What the task requires: Would you transcribe the whole listing exactly, minus its pictures?

__________________________________________________

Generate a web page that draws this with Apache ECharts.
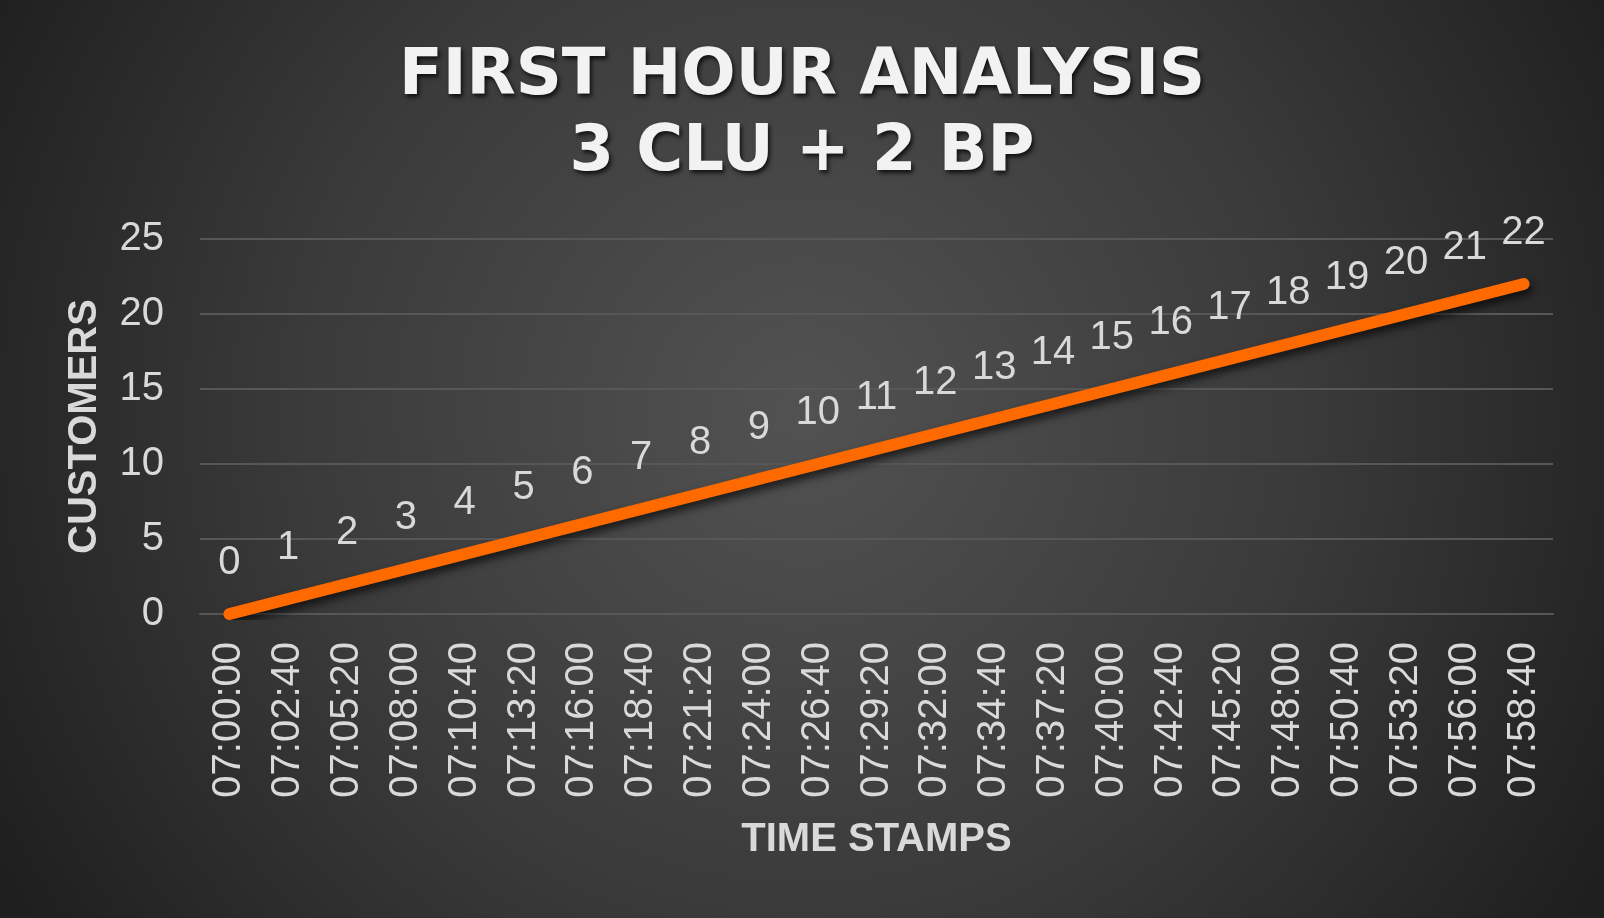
<!DOCTYPE html>
<html>
<head>
<meta charset="utf-8">
<script src="https://cdn.jsdelivr.net/npm/echarts@6/dist/echarts.min.js"></script>
<style>
html,body{margin:0;padding:0;background:#2a2a2a;}
#chart{width:1604px;height:918px;}
</style>
</head>
<body>
<div id="chart"></div>
<script>
const titleLines = ['FIRST HOUR ANALYSIS', '3 CLU + 2 BP'];
const xAxisName = 'TIME STAMPS';
const yAxisName = 'CUSTOMERS';
const categories = ['07:00:00','07:02:40','07:05:20','07:08:00','07:10:40','07:13:20','07:16:00','07:18:40','07:21:20','07:24:00','07:26:40','07:29:20','07:32:00','07:34:40','07:37:20','07:40:00','07:42:40','07:45:20','07:48:00','07:50:40','07:53:20','07:56:00','07:58:40'];
const customers = [0,1,2,3,4,5,6,7,8,9,10,11,12,13,14,15,16,17,18,19,20,21,22];
const yTicks = {min: 0, max: 25, interval: 5};

const chart = echarts.init(document.getElementById('chart'), null, {renderer: 'canvas'});
const labelColor = '#d9d9d9';
const gridColor = '#575757';
const lineColor = '#ff6a00';
chart.setOption({
  backgroundColor: {
    type: 'radial', x: 0.5, y: 0.45, r: 1.0,
    colorStops: [
      {offset: 0, color: '#525252'},
      {offset: 0.55, color: '#3a3a3a'},
      {offset: 1, color: '#1f1f1f'}
    ]
  },
  animation: false,
  title: {
    text: titleLines.join('\n'),
    left: 'center',
    top: 34,
    textStyle: {
      color: '#f2f2f2',
      fontFamily: 'DejaVu Sans',
      fontWeight: 'bold',
      fontSize: 64,
      lineHeight: 76,
      textShadowColor: 'rgba(0,0,0,0.75)',
      textShadowBlur: 4,
      textShadowOffsetX: 2,
      textShadowOffsetY: 3
    }
  },
  grid: {left: 200, right: 51, top: 239, bottom: 304, containLabel: false},
  xAxis: {
    type: 'category',
    data: categories,
    boundaryGap: true,
    name: xAxisName,
    nameLocation: 'middle',
    nameGap: 206,
    nameTextStyle: {color: labelColor, fontFamily: 'Liberation Sans', fontWeight: 'bold', fontSize: 40},
    axisLine: {show: true, lineStyle: {color: gridColor, width: 2}},
    axisTick: {show: false},
    axisLabel: {rotate: 90, margin: 28, color: labelColor, fontFamily: 'Liberation Sans', fontSize: 40, interval: 0}
  },
  yAxis: {
    type: 'value',
    min: yTicks.min, max: yTicks.max, interval: yTicks.interval,
    name: yAxisName,
    nameLocation: 'middle',
    nameGap: 95,
    nameTextStyle: {color: labelColor, fontFamily: 'Liberation Sans', fontWeight: 'bold', fontSize: 40},
    axisLine: {show: false},
    axisTick: {show: false},
    axisLabel: {margin: 36, color: labelColor, fontFamily: 'Liberation Sans', fontSize: 40},
    splitLine: {lineStyle: {color: gridColor, width: 2}}
  },
  series: [{
    type: 'line',
    data: customers,
    symbol: 'circle',
    symbolSize: 1,
    showSymbol: true,
    lineStyle: {
      color: lineColor, width: 12, cap: 'round', join: 'round',
      shadowColor: 'rgba(0,0,0,0.65)', shadowBlur: 8, shadowOffsetX: 3, shadowOffsetY: 5
    },
    itemStyle: {color: lineColor, borderWidth: 0},
    label: {
      show: true, position: 'top', distance: 31,
      color: labelColor, fontFamily: 'Liberation Sans', fontSize: 40
    }
  }]
});
</script>
</body>
</html>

__________________________________________________

Expected answer:
Generate a web page that draws this with Apache ECharts.
<!DOCTYPE html>
<html>
<head>
<meta charset="utf-8">
<script src="https://cdn.jsdelivr.net/npm/echarts@6/dist/echarts.min.js"></script>
<style>
html,body{margin:0;padding:0;background:#2a2a2a;}
#chart{width:1604px;height:918px;}
</style>
</head>
<body>
<div id="chart"></div>
<script>
const titleLines = ['FIRST HOUR ANALYSIS', '3 CLU + 2 BP'];
const xAxisName = 'TIME STAMPS';
const yAxisName = 'CUSTOMERS';
const categories = ['07:00:00','07:02:40','07:05:20','07:08:00','07:10:40','07:13:20','07:16:00','07:18:40','07:21:20','07:24:00','07:26:40','07:29:20','07:32:00','07:34:40','07:37:20','07:40:00','07:42:40','07:45:20','07:48:00','07:50:40','07:53:20','07:56:00','07:58:40'];
const customers = [0,1,2,3,4,5,6,7,8,9,10,11,12,13,14,15,16,17,18,19,20,21,22];
const yTicks = {min: 0, max: 25, interval: 5};

const chart = echarts.init(document.getElementById('chart'), null, {renderer: 'canvas'});
const labelColor = '#d9d9d9';
const gridColor = '#575757';
const lineColor = '#ff6a00';
chart.setOption({
  backgroundColor: {
    type: 'radial', x: 0.5, y: 0.45, r: 1.0,
    colorStops: [
      {offset: 0, color: '#525252'},
      {offset: 0.55, color: '#3a3a3a'},
      {offset: 1, color: '#1f1f1f'}
    ]
  },
  animation: false,
  title: {
    text: titleLines.join('\n'),
    left: 'center',
    top: 34,
    textStyle: {
      color: '#f2f2f2',
      fontFamily: 'DejaVu Sans',
      fontWeight: 'bold',
      fontSize: 64,
      lineHeight: 76,
      textShadowColor: 'rgba(0,0,0,0.75)',
      textShadowBlur: 4,
      textShadowOffsetX: 2,
      textShadowOffsetY: 3
    }
  },
  grid: {left: 200, right: 51, top: 239, bottom: 304, containLabel: false},
  xAxis: {
    type: 'category',
    data: categories,
    boundaryGap: true,
    name: xAxisName,
    nameLocation: 'middle',
    nameGap: 206,
    nameTextStyle: {color: labelColor, fontFamily: 'Liberation Sans', fontWeight: 'bold', fontSize: 40},
    axisLine: {show: true, lineStyle: {color: gridColor, width: 2}},
    axisTick: {show: false},
    axisLabel: {rotate: 90, margin: 28, color: labelColor, fontFamily: 'Liberation Sans', fontSize: 40, interval: 0}
  },
  yAxis: {
    type: 'value',
    min: yTicks.min, max: yTicks.max, interval: yTicks.interval,
    name: yAxisName,
    nameLocation: 'middle',
    nameGap: 95,
    nameTextStyle: {color: labelColor, fontFamily: 'Liberation Sans', fontWeight: 'bold', fontSize: 40},
    axisLine: {show: false},
    axisTick: {show: false},
    axisLabel: {margin: 36, color: labelColor, fontFamily: 'Liberation Sans', fontSize: 40},
    splitLine: {lineStyle: {color: gridColor, width: 2}}
  },
  series: [{
    type: 'line',
    data: customers,
    symbol: 'circle',
    symbolSize: 1,
    showSymbol: true,
    lineStyle: {
      color: lineColor, width: 12, cap: 'round', join: 'round',
      shadowColor: 'rgba(0,0,0,0.65)', shadowBlur: 8, shadowOffsetX: 3, shadowOffsetY: 5
    },
    itemStyle: {color: lineColor, borderWidth: 0},
    label: {
      show: true, position: 'top', distance: 31,
      color: labelColor, fontFamily: 'Liberation Sans', fontSize: 40
    }
  }]
});
</script>
</body>
</html>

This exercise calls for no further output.